- [What you should do]: Return the lines where the word "this" occurs.
[Given data start]
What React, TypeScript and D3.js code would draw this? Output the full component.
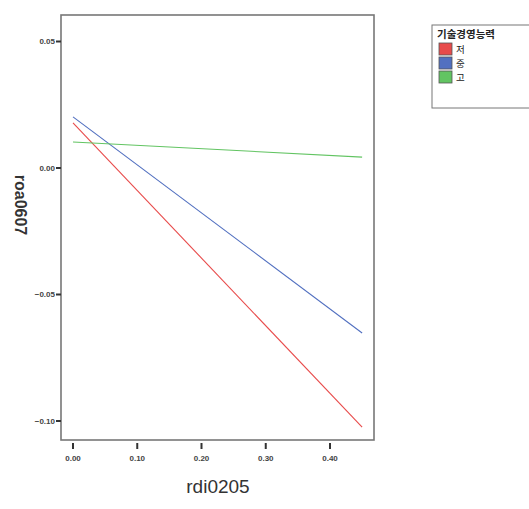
import React from 'react'
import * as d3 from 'd3'

// groups (legend) and fitted line end points
const groups = ['저', '중', '고']
const groupColors = ['#e84b4b', '#5270c0', '#62c462']
const xStart = [0, 0, 0]
const xEnd = [0.45, 0.45, 0.45]
const yStart = [0.0178, 0.0202, 0.0103]
const yEnd = [-0.1024, -0.0652, 0.0043]

const xTicks = [0, 0.1, 0.2, 0.3, 0.4]
const yTicks = [0.05, 0, -0.05, -0.1]
const legendTitle = '기술경영능력'
const xLabel = 'rdi0205'
const yLabel = 'roa0607'

export default function App() {
    const width = 529
    const height = 509
    const [left, top, right, bottom] = [61, 15, 374, 440]

    const x = d3.scaleLinear().domain([0, 0.4]).range([73, 330])
    const y = d3.scaleLinear().domain([0, -0.1]).range([168, 421])
    const line = d3
        .line<[number, number]>()
        .x(d => x(d[0]))
        .y(d => y(d[1]))

    const fmt = d3.format('.2f')

    return (
        <svg
            width={width}
            height={height}
            style={{ position: 'absolute', left: 0, top: 0, background: '#fff' }}
            fontFamily='Liberation Sans, Arial, sans-serif'
        >
            {/* plot frame */}
            <rect
                x={left}
                y={top}
                width={right - left}
                height={bottom - top}
                fill='#fff'
                stroke='#777'
                strokeWidth={1.6}
            />

            {groups.map((g, i) => (
                <path
                    key={g}
                    d={line([
                        [xStart[i], yStart[i]],
                        [xEnd[i], yEnd[i]],
                    ]) || ''}
                    fill='none'
                    stroke={groupColors[i]}
                    strokeWidth={1.1}
                />
            ))}

            {/* y axis */}
            <g fontSize={8} fill='#444' textAnchor='end' fontWeight='bold'>
                {yTicks.map(t => (
                    <g key={t} transform={`translate(0,${y(t)})`}>
                        <line x1={left - 5} x2={left} stroke='#333' strokeWidth={2} />
                        <text x={left - 6} dy='0.35em'>
                            {fmt(t)}
                        </text>
                    </g>
                ))}
            </g>

            {/* x axis */}
            <g fontSize={8} fill='#444' textAnchor='middle' fontWeight='bold'>
                {xTicks.map(t => (
                    <g key={t} transform={`translate(${x(t)},0)`}>
                        <line y1={bottom + 3} y2={bottom + 9} stroke='#333' strokeWidth={2} />
                        <text y={bottom + 21}>{fmt(t)}</text>
                    </g>
                ))}
            </g>

            <text
                x={218}
                y={493}
                fontSize={19}
                textAnchor='middle'
                fill='#333'
                fontFamily='Liberation Sans Narrow, Liberation Sans, sans-serif'
            >
                {xLabel}
            </text>
            <text
                transform='translate(15,205) rotate(90)'
                fontSize={16}
                fontWeight='bold'
                textAnchor='middle'
                fill='#333'
            >
                {yLabel}
            </text>

            {/* legend */}
            <g>
                <rect x={432} y={25} width={110} height={83} fill='#fff' stroke='#777' strokeWidth={1} />
                <text
                    x={437}
                    y={38}
                    fontSize={10.5}
                    fontWeight='bold'
                    fill='#222'
                    fontFamily='Noto Sans CJK KR, sans-serif'
                >
                    {legendTitle}
                </text>
                {groups.map((g, i) => (
                    <g key={g} transform={`translate(439,${43 + i * 14})`}>
                        <rect width={13} height={12} fill={groupColors[i]} stroke='#555' strokeWidth={0.8} />
                        <text
                            x={17}
                            y={10}
                            fontSize={9.5}
                            fill='#222'
                            fontFamily='Noto Sans CJK KR, sans-serif'
                        >
                            {g}
                        </text>
                    </g>
                ))}
            </g>
        </svg>
    )
}
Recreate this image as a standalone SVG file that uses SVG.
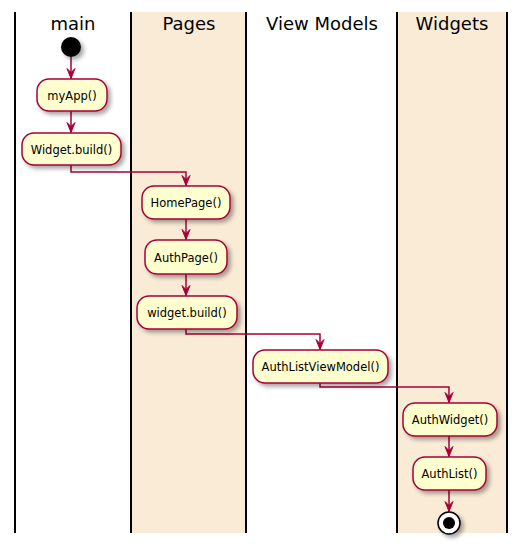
<svg xmlns="http://www.w3.org/2000/svg" width="525" height="549" viewBox="0 0 525 549">
<style>
.lane{fill:#FAEBD7;stroke:none}
.sep{stroke:#000;stroke-width:2}
.title{font-family:"DejaVu Sans",sans-serif;font-size:18px;fill:#000;text-anchor:middle}
.act rect{fill:#FEFECE;stroke:#A80036;stroke-width:1.5;filter:url(#sh)}
.act text{font-family:"DejaVu Sans",sans-serif;font-size:11.5px;fill:#000;text-anchor:middle}
.con{fill:none;stroke:#A80036;stroke-width:1.5;marker-end:url(#ah)}
</style>
<defs>
<filter id="sh" x="-20%" y="-20%" width="150%" height="160%">
<feGaussianBlur in="SourceAlpha" stdDeviation="2"/>
<feOffset dx="3" dy="3" result="b"/>
<feComponentTransfer><feFuncA type="linear" slope="0.35"/></feComponentTransfer>
<feMerge><feMergeNode/><feMergeNode in="SourceGraphic"/></feMerge>
</filter>
<marker id="ah" markerUnits="userSpaceOnUse" markerWidth="13" markerHeight="11" viewBox="-12 -5.5 13 11" refX="0" refY="0" orient="auto">
<path d="M0,0 L-10,-4 L-6,0 L-10,4 Z" fill="#A80036" stroke="#A80036" stroke-width="1" stroke-linejoin="miter"/>
</marker>
</defs>
<rect class="lane" x="131" y="12" width="115" height="521"/>
<rect class="lane" x="397" y="12" width="110" height="521"/>
<g id="lanes">
<line class="sep" x1="15" y1="12" x2="15" y2="533"/>
<line class="sep" x1="131" y1="12" x2="131" y2="533"/>
<line class="sep" x1="246" y1="12" x2="246" y2="533"/>
<line class="sep" x1="397" y1="12" x2="397" y2="533"/>
<line class="sep" x1="507" y1="12" x2="507" y2="533"/>
<text class="title" x="73" y="30">main</text>
<text class="title" x="189" y="30">Pages</text>
<text class="title" x="322" y="30">View Models</text>
<text class="title" x="452" y="30">Widgets</text>
</g>
<g id="connectors">
<path class="con" d="M71,57 V78.5"/>
<path class="con" d="M71,111 V132.5"/>
<path class="con" d="M71,165 V172 H186 V185.5"/>
<path class="con" d="M186,219 V239.5"/>
<path class="con" d="M186,274 V295.5"/>
<path class="con" d="M186,329 V334 H320 V349.5"/>
<path class="con" d="M320,383 V387 H449 V402.5"/>
<path class="con" d="M449,436 V456.5"/>
<path class="con" d="M449,490 V511.5"/>
</g>
<g id="start"><circle cx="71" cy="47" r="10" fill="#000" filter="url(#sh)"/></g>
<g id="myApp" class="act"><rect x="37" y="79" width="70" height="32" rx="12"/><text x="72" y="99.5">myApp()</text></g>
<g id="widgetBuildMain" class="act"><rect x="22" y="133" width="99" height="32" rx="12"/><text x="71.5" y="153.5">Widget.build()</text></g>
<g id="homePage" class="act"><rect x="142" y="186" width="88" height="33" rx="12"/><text x="186" y="207">HomePage()</text></g>
<g id="authPage" class="act"><rect x="145" y="240" width="82" height="34" rx="12"/><text x="186" y="261.5">AuthPage()</text></g>
<g id="widgetBuildPages" class="act"><rect x="137" y="296" width="100" height="33" rx="12"/><text x="187" y="317">widget.build()</text></g>
<g id="authListViewModel" class="act"><rect x="253" y="350" width="135" height="33" rx="12"/><text x="320.5" y="371">AuthListViewModel()</text></g>
<g id="authWidget" class="act"><rect x="403" y="403" width="94" height="33" rx="12"/><text x="450" y="424">AuthWidget()</text></g>
<g id="authList" class="act"><rect x="413" y="457" width="73" height="33" rx="12"/><text x="449.5" y="478">AuthList()</text></g>
<g id="end"><circle cx="449" cy="523" r="11" fill="#fff" stroke="#000" stroke-width="1.5" filter="url(#sh)"/><circle cx="449" cy="523" r="6" fill="#000"/></g>
</svg>
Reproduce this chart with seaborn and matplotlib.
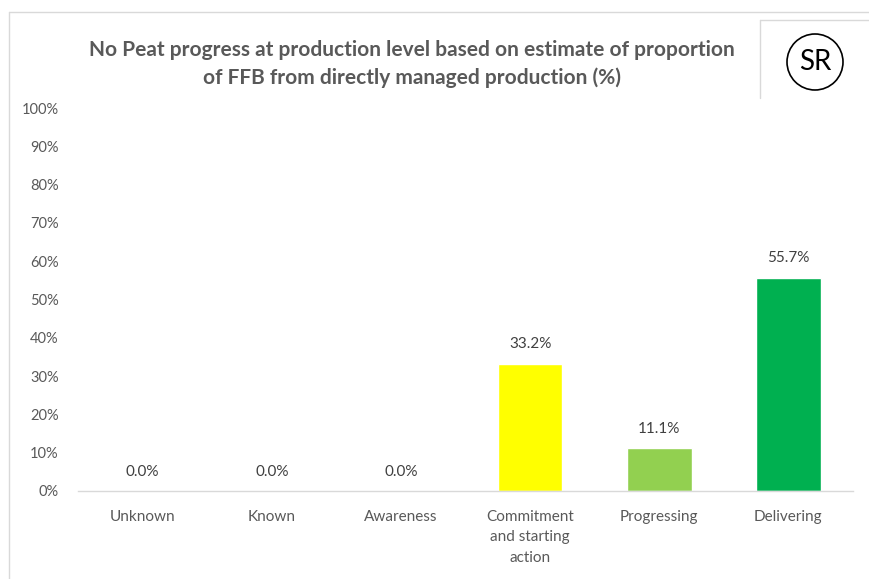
import seaborn as sns
import pandas as pd
import matplotlib.pyplot as plt
from matplotlib.patches import Circle
from matplotlib.lines import Line2D

categories = ["Unknown", "Known", "Awareness", "Commitment\nand starting\naction", "Progressing", "Delivering"]
values = [0.0, 0.0, 0.0, 33.2, 11.1, 55.7]
colors = ["#FFFF00", "#FFFF00", "#FFFF00", "#FFFF00", "#92D050", "#00B050"]
yticks = list(range(0, 101, 10))

df = pd.DataFrame({"stage": categories, "pct": values})

sns.set_style("white")
plt.rcParams['font.family'] = ['Lato', 'DejaVu Sans']
grey = "#595959"

fig = plt.figure(figsize=(8.69, 5.79), dpi=100, facecolor="w")
ax = fig.add_axes([78 / 869, 1 - 491 / 579, (853 - 78) / 869, (491 - 108) / 579])

sns.barplot(data=df, x="stage", y="pct", hue="stage", palette=colors,
            width=0.5, legend=False, ax=ax, saturation=1)

ax.set_ylim(0, 100)
ax.set_xlim(-0.5, len(categories) - 0.5)
ax.set_yticks(yticks)
ax.set_yticklabels([f"{t}%" for t in yticks], color=grey, fontsize=10.5)
ax.set_xticks(range(len(categories)))
ax.set_xticklabels(categories, linespacing=1.55)
ax.tick_params(axis='x', colors=grey, labelsize=11, length=0, pad=14)
ax.tick_params(axis='y', length=0, pad=14)
ax.set_xlabel("")
ax.set_ylabel("")
for s in ["top", "left", "right"]:
    ax.spines[s].set_visible(False)
ax.spines["bottom"].set_color("#D9D9D9")
ax.spines["bottom"].set_linewidth(1)

for i, v in enumerate(values):
    ax.annotate(f"{v:.1f}%", (i, v), xytext=(0, 9), textcoords="offset points",
                ha="center", va="bottom", color="#404040", fontsize=11)

fig.text(412 / 869, 1 - 64 / 579,
         "No Peat progress at production level based on estimate of proportion\nof FFB from directly managed production (%)",
         ha="center", va="center", fontsize=15, fontweight="bold", color=grey, linespacing=1.4)

# outer frame lines
fig.add_artist(Line2D([9 / 869, 1], [1 - 12 / 579, 1 - 12 / 579], color="#D9D9D9", lw=1, transform=fig.transFigure))
fig.add_artist(Line2D([9 / 869, 9 / 869], [0, 1 - 12 / 579], color="#D9D9D9", lw=1, transform=fig.transFigure))
# SR box
fig.add_artist(Line2D([760 / 869, 1], [1 - 20 / 579, 1 - 20 / 579], color="#D9D9D9", lw=1, transform=fig.transFigure))
fig.add_artist(Line2D([760 / 869, 760 / 869], [1 - 98 / 579, 1 - 20 / 579], color="#D9D9D9", lw=1, transform=fig.transFigure))
circ = Circle((815, 579 - 62), 28, transform=None, fill=False, ec="black", lw=1.2)
fig.add_artist(circ)
fig.text(815 / 869, 1 - 62 / 579, "SR", ha="center", va="center", fontsize=20, color="black")

fig.savefig("out.png", dpi=100, facecolor="w")
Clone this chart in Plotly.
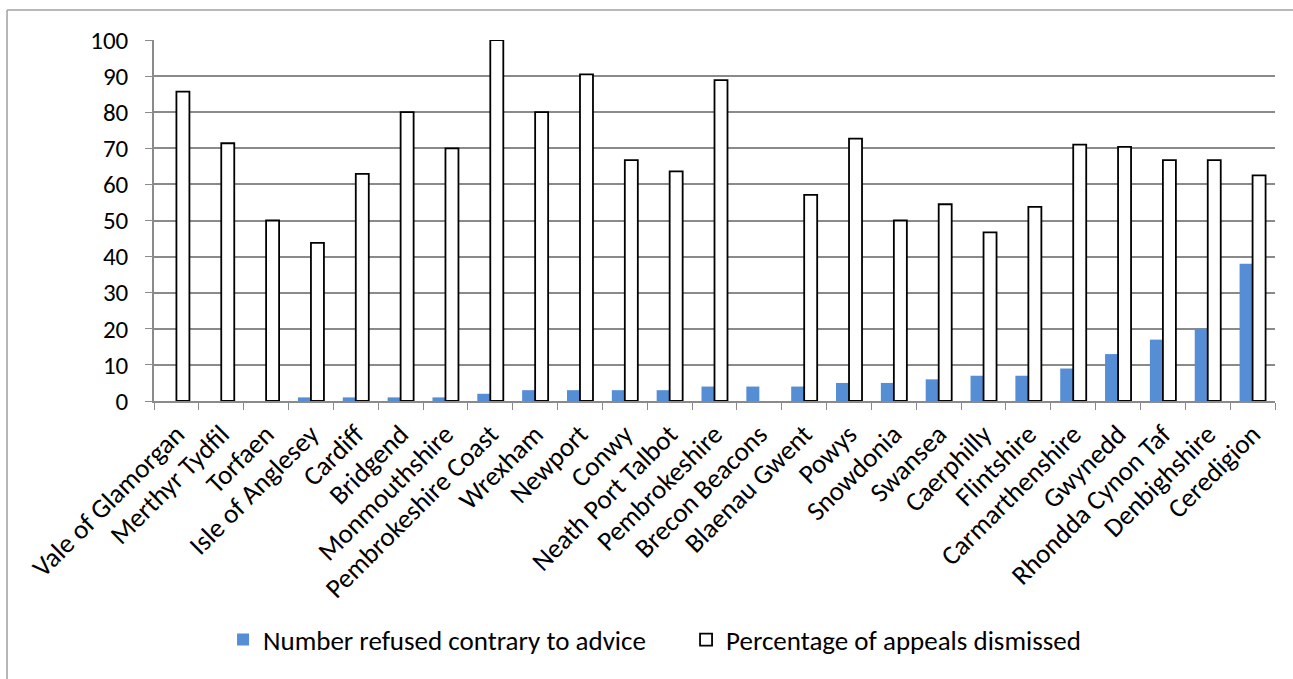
import plotly.graph_objects as go

areas = [
    "Vale of Glamorgan", "Merthyr Tydfil", "Torfaen", "Isle of Anglesey", "Cardiff",
    "Bridgend", "Monmouthshire", "Pembrokeshire Coast", "Wrexham", "Newport",
    "Conwy", "Neath Port Talbot", "Pembrokeshire", "Brecon Beacons", "Blaenau Gwent",
    "Powys", "Snowdonia", "Swansea", "Caerphilly", "Flintshire",
    "Carmarthenshire", "Gwynedd", "Rhondda Cynon Taf", "Denbighshire", "Ceredigion",
]
refused_contrary = [0, 0, 0, 1, 1, 1, 1, 2, 3, 3, 3, 3, 4, 4, 4, 5, 5, 6, 7, 7, 9, 13, 17, 20, 38]
pct_dismissed = [85.7, 71.4, 50, 43.8, 62.9, 80, 70, 100, 80, 90.5, 66.7, 63.6, 88.9, None,
                 57.1, 72.7, 50, 54.5, 46.7, 53.8, 71, 70.4, 66.7, 66.7, 62.5]
y_ticks = [0, 10, 20, 30, 40, 50, 60, 70, 80, 90, 100]

FONT = "Carlito, Calibri, Lato, sans-serif"
GRID = "#8a8a8a"

fig = go.Figure()
fig.add_trace(go.Bar(
    x=areas, y=refused_contrary, name="Number refused contrary to advice",
    marker=dict(color="#558ed5", line=dict(width=0)),
))
fig.add_trace(go.Bar(
    x=areas, y=pct_dismissed, name="Percentage of appeals dismissed",
    marker=dict(color="white", line=dict(color="black", width=1.8)),
))

fig.update_layout(
    width=1293, height=679,
    margin=dict(l=154, r=18, t=40, b=278),
    paper_bgcolor="white", plot_bgcolor="white",
    barmode="group", bargap=0.42, bargroupgap=0,
    font=dict(family=FONT, size=26, color="black"),
    showlegend=True,
    legend=dict(
        orientation="h", x=0.0616, xanchor="left", y=-0.662, yanchor="middle",
        font=dict(family=FONT, size=27), traceorder="normal",
        entrywidth=418, itemwidth=30,
    ),
    xaxis=dict(
        type="category", tickangle=-45, tickson="boundaries",
        ticks="outside", ticklen=7, tickcolor=GRID,
        showline=True, linecolor=GRID, linewidth=1.5,
        showgrid=False, automargin=False, ticklabelstandoff=5,
        tickfont=dict(family=FONT, size=27),
    ),
    yaxis=dict(
        range=[0, 100], tickvals=y_ticks, ticks="outside", ticklen=7, tickcolor=GRID,
        showline=True, linecolor=GRID, linewidth=1.5,
        showgrid=True, gridcolor=GRID, gridwidth=1.5,
        zeroline=False, automargin=False, ticklabelstandoff=12,
        tickfont=dict(family=FONT, size=25),
    ),
    shapes=[
        dict(type="line", xref="paper", yref="paper",
             x0=-0.1311, x1=1.2, y0=1.0831, y1=1.0831,
             line=dict(color="#a0a0a0", width=1.5)),
        dict(type="line", xref="paper", yref="paper",
             x0=-0.1311, x1=-0.1311, y0=1.0831, y1=-1.0,
             line=dict(color="#a0a0a0", width=1.5)),
    ],
)

fig.write_html("out.html")
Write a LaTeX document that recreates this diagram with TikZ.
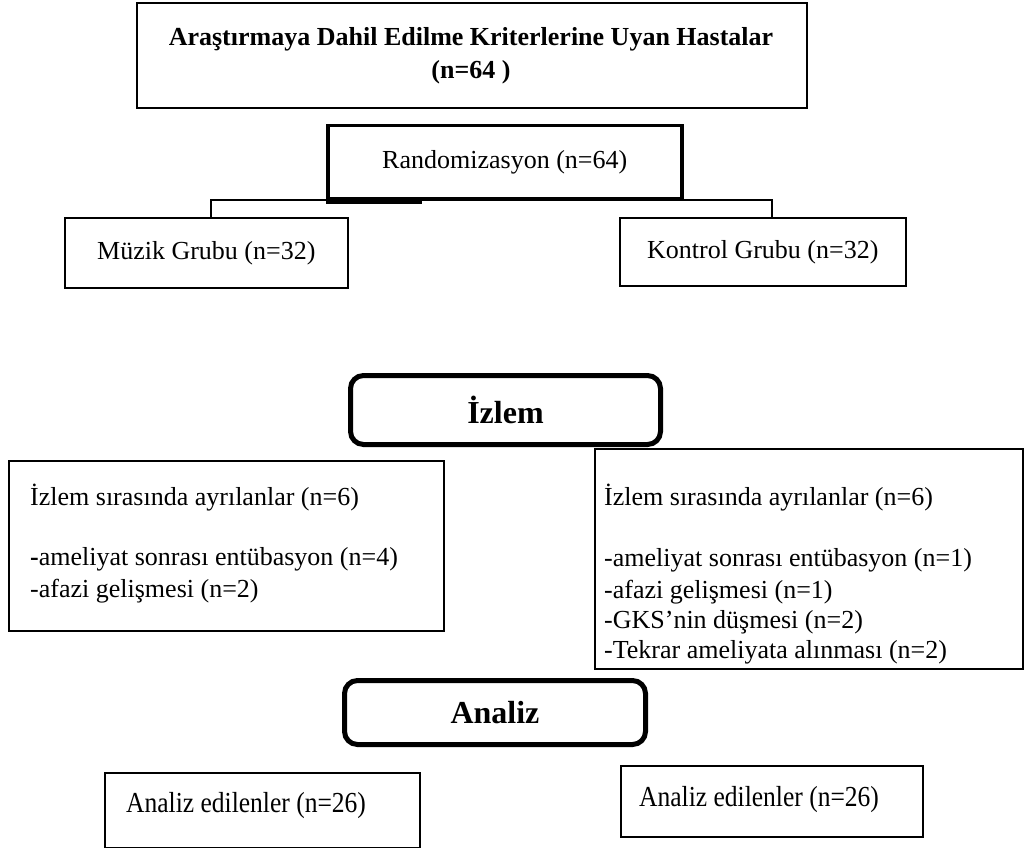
\documentclass[tikz,border=0pt]{standalone}
\usepackage{fontspec}
\setmainfont{Liberation Serif}
\newfontfamily\condfont[FakeStretch=0.88]{Liberation Serif}
\newcommand\nf{\fontsize{26}{31}\selectfont}
\newcommand\bigbf{\bfseries\fontsize{32}{36}\selectfont}
\begin{document}
\begin{tikzpicture}[x=1pt,y=-1pt,
  box/.style={draw, line width=1.6pt, inner sep=0pt, anchor=north west, font=\nf},
  thickbox/.style={box, line width=3.5pt},
  rbox/.style={draw, line width=5pt, rounded corners=13pt, inner sep=0pt, anchor=north west, font=\bigbf},
  txt/.style={anchor=base west, inner sep=0pt, font=\nf},
  ctxt/.style={anchor=base west, inner sep=0pt, font=\condfont\fontsize{29}{33}\selectfont},
  conn/.style={line width=1.6pt}]
\useasboundingbox (0,0) rectangle (1034,848);
% top
\node[box, minimum width=670pt, minimum height=105pt] (top) at (136,2) {};
\node[anchor=base, inner sep=0pt, font=\bfseries\nf] (t1) at (471,46) {Araştırmaya Dahil Edilme Kriterlerine Uyan Hastalar};
\node[anchor=base, inner sep=0pt, font=\bfseries\nf] (t2) at (471,79) {(n=64 )};
% randomization
\node[thickbox, minimum width=354pt, minimum height=73pt] (rand) at (326,124) {Randomizasyon (n=64)};
\node[box, minimum width=283pt, minimum height=70pt] (muzik) at (64,217) {Müzik Grubu (n=32)};
\node[box, minimum width=286pt, minimum height=68pt] (kontrol) at (619,217) {Kontrol Grubu (n=32)};
\draw[conn] ([xshift=4.5pt]muzik.north) -- ++(0,-17) -| ([xshift=9pt]kontrol.north);
\draw[line width=3.5pt] (rand.south west) ++(0,1.5) -- ++(96,0);
% izlem
\node[rbox, minimum width=310pt, minimum height=69pt] (izlem) at (348,373) {İzlem};
\node[box, minimum width=435pt, minimum height=170pt] (lbox) at (8,460) {};
\node[txt] (l1) at (30,505) {İzlem sırasında ayrılanlar (n=6)};
\node[txt] (l2) at (30,565) {{\bfseries -}ameliyat sonrası entübasyon (n=4)};
\node[txt] (l3) at (30,597) {-afazi gelişmesi (n=2)};
\node[box, minimum width=428pt, minimum height=220pt] (rbox) at (594,448) {};
\node[txt] (r1) at (604,505) {İzlem sırasında ayrılanlar (n=6)};
\node[txt] (r2) at (604,566) {-ameliyat sonrası entübasyon (n=1)};
\node[txt] (r3) at (604,598) {-afazi gelişmesi (n=1)};
\node[txt] (r4) at (604,628) {-GKS’nin düşmesi (n=2)};
\node[txt] (r5) at (604,658) {-Tekrar ameliyata alınması (n=2)};
% analiz
\node[rbox, minimum width=301pt, minimum height=64pt] (analiz) at (342,678) {Analiz};
\node[box, minimum width=315pt, minimum height=75pt] (a1) at (104,772) {};
\node[ctxt] (a1t) at (126,812) {Analiz edilenler (n=26)};
\node[box, minimum width=302pt, minimum height=71pt] (a2) at (620,765) {};
\node[ctxt] (a2t) at (639,806) {Analiz edilenler (n=26)};
\end{tikzpicture}
\end{document}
[Given data end]
- [Output of the exercise]:
What React, TypeScript and D3.js code would draw this? Output the full component.
Recreate this image as a standalone SVG file that uses SVG.
Reproduce this chart with seaborn and matplotlib.
Clone this chart in Plotly.
Write a LaTeX document that recreates this diagram with TikZ.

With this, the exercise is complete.